Any excuse to read this South American grandmaster is a good one. Luckily for us, mysteries were his favorite fiction. As fellow South American author Alberto Manguel reminisced about Jorge Luis Borges in his piece in the 2006 Criminal Content issue of Words Without Borders:
“He loved detective novels. He found in their formulae the ideal narrative structures that allow the fiction writer to set up his own borders and to concentrate on the efficiency of words and images made of words. He enjoyed significant details. He once observed, as we were reading the Sherlock Holmes story “The Red-Haired League,” that detective fiction was closer to the Aristotelian notion of a literary work than any other genre. According to Borges, Aristotle had stated that a poem about the labors of Hercules would not have the unity of the Iliad or the Odyssey, since the only uniting factor would be the single same hero undertaking the various labors, and that in the detective story, the unity is given by the mystery itself.”

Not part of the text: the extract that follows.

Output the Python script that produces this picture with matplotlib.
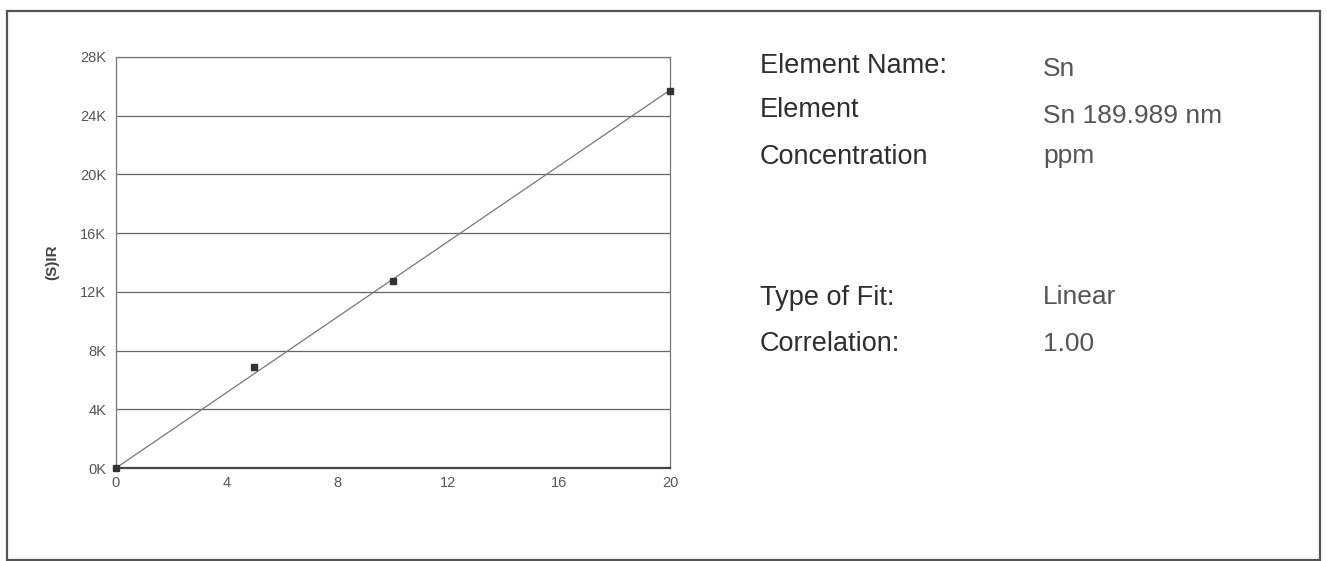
import numpy as np
import matplotlib
matplotlib.use("Agg")
import matplotlib.pyplot as plt
from matplotlib.patches import Rectangle
from matplotlib.ticker import FixedLocator, FuncFormatter

# Calibration standards: concentration (ppm) vs. intensity ratio
conc = [0, 5, 10, 20]
intensity = [0, 6850, 12750, 25700]

x_ticks = [0, 4, 8, 12, 16, 20]
y_ticks = [0, 4000, 8000, 12000, 16000, 20000, 24000, 28000]

info_labels = ["Element Name:", "Element", "Concentration", "Type of Fit:", "Correlation:"]
info_values = ["Sn", "Sn 189.989 nm", "ppm", "Linear", None]

W, H = 1327, 561
plt.rcParams["font.family"] = ["Liberation Sans", "DejaVu Sans"]

fig = plt.figure(figsize=(W / 100, H / 100), dpi=100)
fig.patch.set_facecolor("white")

def fx(px):
    return px / W

def fy(py):
    return 1 - py / H

# Plot area
ax = fig.add_axes([fx(116), fy(468), fx(670) - fx(116), fy(57) - fy(468)])

x = np.array(conc, dtype=float)
y = np.array(intensity, dtype=float)
slope = np.sum(x * y) / np.sum(x * x)          # linear fit through the origin
r = np.corrcoef(x, y)[0, 1]
info_values[-1] = f"{r:.2f}"

xf = np.array([0, max(x_ticks)])
ax.plot(xf, slope * xf, color="#777777", lw=0.9, zorder=3)
ax.plot(x, y, ls="none", marker="s", ms=4.2, color="#333333", zorder=4, clip_on=False)

ax.set_xlim(0, 20)
ax.set_ylim(0, 28000)
ax.xaxis.set_major_locator(FixedLocator(x_ticks))
ax.yaxis.set_major_locator(FixedLocator(y_ticks))
ax.yaxis.set_major_formatter(FuncFormatter(lambda v, p: f"{int(round(v / 1000))}K"))
ax.tick_params(axis="both", length=0, labelsize=10.5, labelcolor="#555555")
ax.tick_params(axis="y", pad=7)
ax.tick_params(axis="x", pad=6)

ax.grid(axis="y", color="#666666", lw=0.9)
ax.grid(axis="x", visible=False)
ax.set_axisbelow(True)
for side in ("left", "right", "top"):
    ax.spines[side].set_color("#777777")
    ax.spines[side].set_linewidth(0.9)
ax.spines["bottom"].set_color("#444444")
ax.spines["bottom"].set_linewidth(1.6)

fig.text(fx(52), fy(262), "(S)IR", rotation=90, ha="center", va="center",
         fontsize=11, fontweight="bold", color="#444444")

# Method information panel
label_base = [73, 117, 164, 305, 351]
value_base = [76, 123, 163, 304, 351]
for lab, yb in zip(info_labels, label_base):
    fig.text(fx(760), fy(yb), lab, ha="left", va="baseline",
             fontsize=19.5, color="#2e2e2e")
for val, yb in zip(info_values, value_base):
    fig.text(fx(1043), fy(yb), val, ha="left", va="baseline",
             fontsize=19, color="#555555")

# Outer frame
fig.add_artist(Rectangle((fx(7), fy(560)), fx(1320) - fx(7), fy(11) - fy(560),
                         transform=fig.transFigure, fill=False,
                         edgecolor="#555555", lw=1.6))

fig.savefig("out.png", dpi=100, facecolor="white")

Their influence — especially the works of Poe and Chesterton — are obvious in many of the stories in the extraordinary collection entitled Labyrinths.
Start with “Death and the Compass,” a seemingly familiar murder mystery in which the detective hero, Erik Lönnrot, a “pure reasoner” of the Sherlock Holmes variety, agrees to help find a serial killer whose victims are rabbis and Hebrew scholars. Lönnrot eventually traces the killer to an isolated villa, but the tale ends with a surprise denouement that is part mathematical puzzle, part philosophical conundrum, and all Borges.
Other personal favorites in Labyrinths include “The Lottery of Babylon,” an unsettling riff on the role of chance that makes Shirley Jackson’s “The Lottery” seem crude by comparison, and “Tlön, Uqbar, Orbis Tertius,” where our detective tries to solve the mystery of an article on the strange country of Uqbar that appears at the end of apparently a rogue edition of Volume XLVI of The Anglo-American Cyclopedia. The solution to the riddle of Uqbar is straight out of “The Twilight Zone.”